Lebih lanjut, Ia menilai fenomena ini sebagai penyakit lama yang lahir dari budaya patronase dan politik balas budi.
“Gelar pahlawan nasional seharusnya bukan hadiah politik dan sarat kepentingan, melainkan pengakuan universal atas nilai kemanusiaan, integritas moral, keadilan, keteladanan, dan perjuangan luar biasa terhadap Bangsa dan Negara,” tambahnya.
Aktivis Hotman memperingatkan bahwa pemberian gelar ini berpotensi menormalisasi kekuasaan otoriter dan represi sebagai sesuatu yang patuu dihormati, hingga memaklumkan kejahatan HAM berat.
“Ingat !❗
Kalau Soeharto bisa jadi Pahlawan, maka ke depan siapa pun yang berkuasa dan punya dukungan mayoritas di parlemen juga akan merasa punya peluang yang sama,” tuturnya mengingatkan.
Aktivis ini mewanti-wanti fenomena ini sebagai “kebangkitan Orde Baru dalam bentuk simbolik”.
“Dulu kita menumbangkan kekuasaan absolut dengan berdarah-darah dan korbankan banyak hal.
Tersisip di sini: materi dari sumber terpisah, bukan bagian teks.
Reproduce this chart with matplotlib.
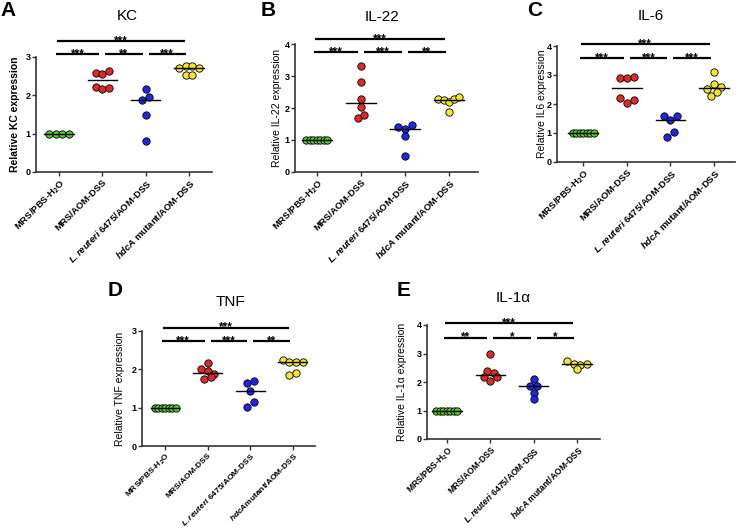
import matplotlib
matplotlib.use("Agg")
import matplotlib.pyplot as plt
import numpy as np

plt.rcParams['font.family'] = ['Liberation Sans', 'DejaVu Sans']
plt.rcParams['mathtext.fontset'] = 'custom'
plt.rcParams['mathtext.rm'] = 'Liberation Sans:bold'
plt.rcParams['mathtext.it'] = 'Liberation Sans:italic:bold'
plt.rcParams['mathtext.bf'] = 'Liberation Sans:bold'

W, H = 738, 530

# --- data -------------------------------------------------------------
group_labels = ["MRS/PBS-H$_2$O", "MRS/AOM-DSS",
                r"$\mathit{L.reuteri}$ 6475/AOM-DSS",
                r"$\mathit{hdcA}$ mutant/AOM-DSS"]
group_labels_tnf = ["MRS/PBS-H$_2$O", "MRS/AOM-DSS",
                    r"$\mathit{L.reuteri}$ 6475/AOM-DSS",
                    r"$\mathit{hdcA}$mutant/AOM-DSS"]

kc_ctrl = [1.00, 1.00, 1.00, 1.00]
kc_aom = [2.57, 2.55, 2.63, 2.23, 2.16, 2.20]
kc_reuteri = [2.17, 1.87, 1.95, 1.49, 0.80]
kc_hdca = [2.70, 2.77, 2.77, 2.70, 2.53, 2.53]
kc_stars = ["***", "**", "***"]
kc_star_all = "***"

il22_ctrl = [1.00, 1.00, 1.00, 1.00, 1.00, 1.00, 1.00]
il22_aom = [3.30, 2.80, 2.28, 2.02, 1.68, 1.79]
il22_reuteri = [1.40, 1.33, 1.48, 1.13, 0.51]
il22_hdca = [2.29, 2.25, 2.18, 2.27, 2.34, 1.87]
il22_stars = ["***", "***", "**"]
il22_star_all = "***"

il6_ctrl = [1.00, 1.00, 1.00, 1.00, 1.00, 1.00, 1.00]
il6_aom = [2.88, 2.88, 2.92, 2.21, 2.04, 2.14]
il6_reuteri = [1.57, 1.44, 1.57, 0.86, 1.02]
il6_hdca = [3.12, 2.52, 2.69, 2.60, 2.28, 2.43]
il6_stars = ["***", "***", "***"]
il6_star_all = "***"

tnf_ctrl = [1.00, 1.00, 1.00, 1.00, 1.00, 1.00, 1.00]
tnf_aom = [2.17, 2.00, 1.95, 1.87, 1.75, 1.79]
tnf_reuteri = [1.65, 1.69, 1.44, 1.02, 1.15]
tnf_hdca = [2.24, 2.19, 2.19, 2.19, 1.86, 1.91]
tnf_stars = ["***", "***", "**"]
tnf_star_all = "***"

il1a_ctrl = [1.00, 1.00, 1.00, 1.00, 1.00, 1.00, 1.00]
il1a_aom = [3.00, 2.38, 2.33, 2.16, 2.04, 2.16]
il1a_reuteri = [2.12, 1.87, 1.87, 1.63, 1.40]
il1a_hdca = [2.72, 2.62, 2.60, 2.64, 2.45]
il1a_stars = ["**", "*", "*"]
il1a_star_all = "***"

# --- style ------------------------------------------------------------
group_colors = ['#55cc22', '#e02a2a', '#2424e6', '#f4e62c']


def swarm_offsets(values, px_x, px_y, row_h=5.5, step=6.8, max_w=21):
    """Раскладка точек рядами (как в GraphPad): близкие по y точки - в один ряд."""
    order = sorted(range(len(values)), key=lambda k: -values[k])
    rows = []
    for k in order:
        if rows and (values[rows[-1][0]] - values[k]) * px_y < row_h:
            rows[-1].append(k)
        else:
            rows.append([k])
    offsets = np.zeros(len(values))
    for row in rows:
        row = sorted(row)
        n = len(row)
        gap = step if n < 2 else min(step, max_w / (n - 1))
        for m, k in enumerate(row):
            offsets[k] = (m - (n - 1) / 2) * gap / px_x
    return offsets


def bracket(ax, x0, x1, y, stars):
    ax.plot([x0, x1], [y, y], color='black', lw=1.6, clip_on=False,
            solid_capstyle='butt')
    ax.annotate(stars, xy=((x0 + x1) / 2, y), xytext=(0, -2.2),
                textcoords='offset points', ha='center', va='baseline',
                fontsize=8.5, fontweight='bold', annotation_clip=False)


def draw_panel(fig, box, groups, labels, ymax, xlim, levels, stars, star_all,
               title, title_xy, letter, letter_xy, ylabel, ylabel_x,
               ylabel_bold=False, tick_fs=6.8):
    l, r, t, b = box
    ax = fig.add_axes([l / W, 1 - b / H, (r - l) / W, (b - t) / H])
    ax.set_xlim(*xlim)
    ax.set_ylim(0, ymax)
    px_x = (r - l) / (xlim[1] - xlim[0])
    px_y = (b - t) / ymax

    for i, vals in enumerate(groups):
        off = swarm_offsets(vals, px_x, px_y)
        ax.scatter(i + off, vals, s=28, color=group_colors[i],
                   edgecolor='black', linewidth=0.6, zorder=2, clip_on=False)
        med = np.median(vals)
        ax.plot([i - 0.34, i + 0.34], [med, med], color='black', lw=1.0,
                zorder=3)

    for i in range(3):
        x0 = i + (0.07 if i > 0 else -0.07)
        bracket(ax, x0, i + 1 - 0.07, levels[0], stars[i])
    bracket(ax, -0.05, 2.9, levels[1], star_all)

    ax.set_yticks(range(int(ymax) + 1))
    ax.set_xticks(range(4))
    ax.set_xticklabels(labels, rotation=45, ha='right', va='top',
                       rotation_mode='anchor', fontweight='bold',
                       fontsize=tick_fs)
    for lbl in ax.get_yticklabels():
        lbl.set_fontweight('bold')
        lbl.set_fontsize(6.5)
    ax.tick_params(direction='out', length=3, width=1, pad=1,
                   color='#333333')
    for side in ['top', 'right']:
        ax.spines[side].set_visible(False)
    for side in ['left', 'bottom']:
        ax.spines[side].set_linewidth(1.2)
        ax.spines[side].set_color('#333333')

    fig.text(title_xy[0] / W, 1 - title_xy[1] / H, title, fontsize=11,
             ha='center', va='center')
    fig.text(letter_xy[0] / W, 1 - letter_xy[1] / H, letter, fontsize=15,
             fontweight='bold', ha='center', va='center')
    fig.text(ylabel_x / W, 1 - (t + b) / 2 / H, ylabel, rotation=90,
             fontsize=7.5, ha='center', va='center',
             fontweight='bold' if ylabel_bold else 'normal')
    return ax


def main() -> None:
    fig = plt.figure(figsize=(W / 100, H / 100), dpi=100)

    draw_panel(fig, (36, 212, 57, 172), [kc_ctrl, kc_aom, kc_reuteri, kc_hdca],
               group_labels, 3, (-0.53, 3.53), (3.08, 3.42), kc_stars,
               kc_star_all, "KC", (127, 16), "A", (8, 11),
               "Relative KC expression", 15, ylabel_bold=True)
    draw_panel(fig, (295, 478, 44, 172),
               [il22_ctrl, il22_aom, il22_reuteri, il22_hdca],
               group_labels, 4, (-0.5, 3.66), (3.74, 4.16), il22_stars,
               il22_star_all, "IL-22", (382, 17), "B", (268, 11),
               "Relative IL-22 expression", 277)
    draw_panel(fig, (557, 735, 46, 162),
               [il6_ctrl, il6_aom, il6_reuteri, il6_hdca],
               group_labels, 4, (-0.6, 3.48), (3.58, 4.06), il6_stars,
               il6_star_all, "IL-6", (651, 16), "C", (535, 11),
               "Relative IL6 expression", 542)
    draw_panel(fig, (142, 315, 331, 446),
               [tnf_ctrl, tnf_aom, tnf_reuteri, tnf_hdca],
               group_labels_tnf, 3, (-0.54, 3.52), (2.73, 3.09), tnf_stars,
               tnf_star_all, "TNF", (230, 302), "D", (115, 290),
               "Relative TNF expression", 120, tick_fs=6.0)
    draw_panel(fig, (427, 600, 325, 439),
               [il1a_ctrl, il1a_aom, il1a_reuteri, il1a_hdca],
               group_labels, 4, (-0.46, 3.53), (3.56, 4.06), il1a_stars,
               il1a_star_all, "IL-1α", (513, 298), "E", (404, 290),
               "Relative IL-1α expression", 402, tick_fs=6.2)

    fig.savefig('out.png', dpi=100)
    plt.close(fig)


if __name__ == "__main__":
    main()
Sekarang, kita menyaksikan Soeharto diabadikan di buku kehormatan, dan disandingkan dengan pahlawan nasional lainnya,” sindirnya.
Di akhir keterangannya, aktivis Hotman Samosir menutup dengan peringatan kritis bahwa penghargaan gelar pahlawan nasional kepada Soeharto adalah penghinaan terhadap arti kepahlawanan.
“Pahlawan adalah simbol nurani bangsa. Ketika simbol itu diberikan kepada penguasa yang menindas rakyatnya dan tangannya penuh darah, maka bangsa ini kehilangan cermin moralnya. Penghargaan gelar pahlawan nasional kepada Soeharto adalah penghinaan terhadap arti kepahlawanan,” tuturnya lagi.
Ia menyerukan agar masyarakat sipil, akademisi, pegiat HAM, politisi putih, mahasiswa, hingga tokoh masyarakat dan agama maupun akar rumput, seyogianya memastikan menggunakan hati nurani dan nalarnya.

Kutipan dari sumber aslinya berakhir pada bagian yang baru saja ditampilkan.